#### [Information shown]

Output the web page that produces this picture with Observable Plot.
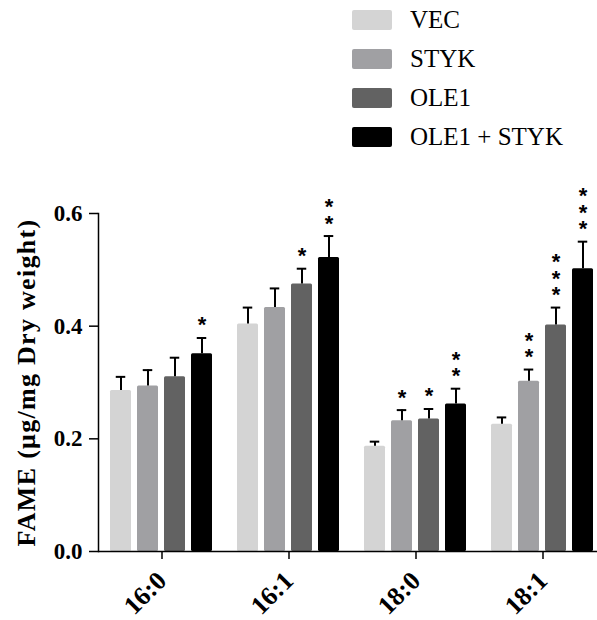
<!DOCTYPE html>
<html>
<head>
<meta charset="utf-8">
<script src="https://cdn.jsdelivr.net/npm/d3@7"></script>
<script src="https://cdn.jsdelivr.net/npm/@observablehq/plot@0.6"></script>
<style>
  html, body { margin: 0; padding: 0; background: #fff; overflow: hidden; }
  #legend { position: relative; height: 160px; width: 597px; }
  .item { position: absolute; left: 352px; display: flex; align-items: center; height: 20px;
          font-family: "Liberation Serif", "Times New Roman", serif; font-size: 25px; color: #000; }
  .sw { width: 40px; height: 20px; border-radius: 2px; margin-right: 18px; flex: none; }
</style>
</head>
<body>
<div id="legend"></div>
<div id="chart"></div>
<script>
const categories = ["16:0", "16:1", "18:0", "18:1"];
const series = ["VEC", "STYK", "OLE1", "OLE1 + STYK"];
const colors = ["#d4d4d4", "#a0a0a3", "#626262", "#000000"];
// mean values, rows = categories, columns = series
const means = [
  [0.286, 0.294, 0.310, 0.351],
  [0.404, 0.433, 0.475, 0.522],
  [0.187, 0.232, 0.235, 0.262],
  [0.226, 0.302, 0.402, 0.502]
];
// upper error (SEM)
const errors = [
  [0.024, 0.028, 0.034, 0.028],
  [0.029, 0.034, 0.027, 0.038],
  [0.008, 0.019, 0.018, 0.027],
  [0.012, 0.021, 0.031, 0.048]
];
// number of significance stars
const stars = [
  [0, 0, 0, 1],
  [0, 0, 1, 2],
  [0, 1, 1, 2],
  [0, 2, 3, 3]
];
const yTicks = [0, 0.2, 0.4, 0.6];

const data = [];
categories.forEach((c, i) => series.forEach((s, j) => data.push({
  cat: c, series: s, value: means[i][j], err: errors[i][j], top: means[i][j] + errors[i][j], stars: stars[i][j]
})));

// legend
const legend = document.getElementById("legend");
series.forEach((s, j) => {
  const it = document.createElement("div");
  it.className = "item";
  it.style.top = (10 + j * 39) + "px";
  const sw = document.createElement("div");
  sw.className = "sw";
  sw.style.background = colors[j];
  it.appendChild(sw);
  it.appendChild(document.createTextNode(s));
  legend.appendChild(it);
});

const serif = "Liberation Serif, Times New Roman, serif";
const plot = Plot.plot({
  width: 597,
  height: 460,
  marginTop: 53,
  marginBottom: 69,
  marginLeft: 98,
  marginRight: 0,
  style: {background: "#fff", overflow: "hidden"},
  fx: {domain: categories, range: [98, 606], padding: 0},
  x: {domain: series, paddingInner: 0.22, paddingOuter: 0.42, axis: null},
  y: {domain: [0, 0.6]},
  color: {domain: series, range: colors},
  marks: [
    Plot.barY(data, {fx: "cat", x: "series", y: "value", fill: "series", rx: 1.5}),
    Plot.ruleX(data, {fx: "cat", x: "series", y1: "value", y2: "top", stroke: "#000", strokeWidth: 2}),
    Plot.tickY(data, {fx: "cat", x: "series", y: "top", stroke: "#000", strokeWidth: 2, insetLeft: 5.75, insetRight: 5.75}),
    Plot.text(data.filter(d => d.stars > 0), {
      fx: "cat", x: "series", y: "top",
      text: d => "*".repeat(d.stars),
      textAnchor: "end", dy: -9,
      fontSize: 22, fontWeight: "bold", fontFamily: "Liberation Sans, Arial, sans-serif", fill: "#000",
      className: "stars"
    }),
    Plot.ruleY([0], {stroke: "#000", strokeWidth: 1.5}),
    Plot.frame({anchor: "left", facetAnchor: "left", stroke: "#000", strokeWidth: 1.5}),
    Plot.axisY({
      ticks: yTicks, tickFormat: d3.format(".1f"), tickSize: 9, tickPadding: 7, strokeWidth: 1.5,
      fontSize: 23, fontWeight: "bold", fontFamily: serif, fill: "#000",
      label: "FAME (μg/mg Dry weight)", labelAnchor: "center", labelArrow: "none", labelOffset: 82
    }),
    Plot.axisFx({
      anchor: "bottom", tickSize: 8, tickPadding: 17, tickRotate: -45, strokeWidth: 1.5,
      fontSize: 26, fontWeight: "bold", fontFamily: serif, fill: "#000", label: null
    })
  ]
});
// widen the y-axis title a little (font size + letter spacing) to match the original
d3.select(plot).selectAll("[aria-label='y-axis label'] text, [aria-label='y-axis label']")
  .filter(function() { return this.tagName === "text" || this.tagName === "g"; })
  .attr("font-size", 26).attr("letter-spacing", "1.3px");
// significance stars stacked vertically (one text per bar, upright glyphs)
d3.select(plot).selectAll("g.stars text")
  .attr("y", null).attr("dy", null)
  .style("writing-mode", "vertical-rl")
  .style("text-orientation", "upright")
  .style("letter-spacing", "-8.5px");
document.getElementById("chart").appendChild(plot);
</script>
</body>
</html>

#### [Exercise brief]
Transcribe the preceding listing in its entirety and with exact wording, leaving out pictures.

#### [Task answer]
Output the web page that produces this picture with Observable Plot.
<!DOCTYPE html>
<html>
<head>
<meta charset="utf-8">
<script src="https://cdn.jsdelivr.net/npm/d3@7"></script>
<script src="https://cdn.jsdelivr.net/npm/@observablehq/plot@0.6"></script>
<style>
  html, body { margin: 0; padding: 0; background: #fff; overflow: hidden; }
  #legend { position: relative; height: 160px; width: 597px; }
  .item { position: absolute; left: 352px; display: flex; align-items: center; height: 20px;
          font-family: "Liberation Serif", "Times New Roman", serif; font-size: 25px; color: #000; }
  .sw { width: 40px; height: 20px; border-radius: 2px; margin-right: 18px; flex: none; }
</style>
</head>
<body>
<div id="legend"></div>
<div id="chart"></div>
<script>
const categories = ["16:0", "16:1", "18:0", "18:1"];
const series = ["VEC", "STYK", "OLE1", "OLE1 + STYK"];
const colors = ["#d4d4d4", "#a0a0a3", "#626262", "#000000"];
// mean values, rows = categories, columns = series
const means = [
  [0.286, 0.294, 0.310, 0.351],
  [0.404, 0.433, 0.475, 0.522],
  [0.187, 0.232, 0.235, 0.262],
  [0.226, 0.302, 0.402, 0.502]
];
// upper error (SEM)
const errors = [
  [0.024, 0.028, 0.034, 0.028],
  [0.029, 0.034, 0.027, 0.038],
  [0.008, 0.019, 0.018, 0.027],
  [0.012, 0.021, 0.031, 0.048]
];
// number of significance stars
const stars = [
  [0, 0, 0, 1],
  [0, 0, 1, 2],
  [0, 1, 1, 2],
  [0, 2, 3, 3]
];
const yTicks = [0, 0.2, 0.4, 0.6];

const data = [];
categories.forEach((c, i) => series.forEach((s, j) => data.push({
  cat: c, series: s, value: means[i][j], err: errors[i][j], top: means[i][j] + errors[i][j], stars: stars[i][j]
})));

// legend
const legend = document.getElementById("legend");
series.forEach((s, j) => {
  const it = document.createElement("div");
  it.className = "item";
  it.style.top = (10 + j * 39) + "px";
  const sw = document.createElement("div");
  sw.className = "sw";
  sw.style.background = colors[j];
  it.appendChild(sw);
  it.appendChild(document.createTextNode(s));
  legend.appendChild(it);
});

const serif = "Liberation Serif, Times New Roman, serif";
const plot = Plot.plot({
  width: 597,
  height: 460,
  marginTop: 53,
  marginBottom: 69,
  marginLeft: 98,
  marginRight: 0,
  style: {background: "#fff", overflow: "hidden"},
  fx: {domain: categories, range: [98, 606], padding: 0},
  x: {domain: series, paddingInner: 0.22, paddingOuter: 0.42, axis: null},
  y: {domain: [0, 0.6]},
  color: {domain: series, range: colors},
  marks: [
    Plot.barY(data, {fx: "cat", x: "series", y: "value", fill: "series", rx: 1.5}),
    Plot.ruleX(data, {fx: "cat", x: "series", y1: "value", y2: "top", stroke: "#000", strokeWidth: 2}),
    Plot.tickY(data, {fx: "cat", x: "series", y: "top", stroke: "#000", strokeWidth: 2, insetLeft: 5.75, insetRight: 5.75}),
    Plot.text(data.filter(d => d.stars > 0), {
      fx: "cat", x: "series", y: "top",
      text: d => "*".repeat(d.stars),
      textAnchor: "end", dy: -9,
      fontSize: 22, fontWeight: "bold", fontFamily: "Liberation Sans, Arial, sans-serif", fill: "#000",
      className: "stars"
    }),
    Plot.ruleY([0], {stroke: "#000", strokeWidth: 1.5}),
    Plot.frame({anchor: "left", facetAnchor: "left", stroke: "#000", strokeWidth: 1.5}),
    Plot.axisY({
      ticks: yTicks, tickFormat: d3.format(".1f"), tickSize: 9, tickPadding: 7, strokeWidth: 1.5,
      fontSize: 23, fontWeight: "bold", fontFamily: serif, fill: "#000",
      label: "FAME (μg/mg Dry weight)", labelAnchor: "center", labelArrow: "none", labelOffset: 82
    }),
    Plot.axisFx({
      anchor: "bottom", tickSize: 8, tickPadding: 17, tickRotate: -45, strokeWidth: 1.5,
      fontSize: 26, fontWeight: "bold", fontFamily: serif, fill: "#000", label: null
    })
  ]
});
// widen the y-axis title a little (font size + letter spacing) to match the original
d3.select(plot).selectAll("[aria-label='y-axis label'] text, [aria-label='y-axis label']")
  .filter(function() { return this.tagName === "text" || this.tagName === "g"; })
  .attr("font-size", 26).attr("letter-spacing", "1.3px");
// significance stars stacked vertically (one text per bar, upright glyphs)
d3.select(plot).selectAll("g.stars text")
  .attr("y", null).attr("dy", null)
  .style("writing-mode", "vertical-rl")
  .style("text-orientation", "upright")
  .style("letter-spacing", "-8.5px");
document.getElementById("chart").appendChild(plot);
</script>
</body>
</html>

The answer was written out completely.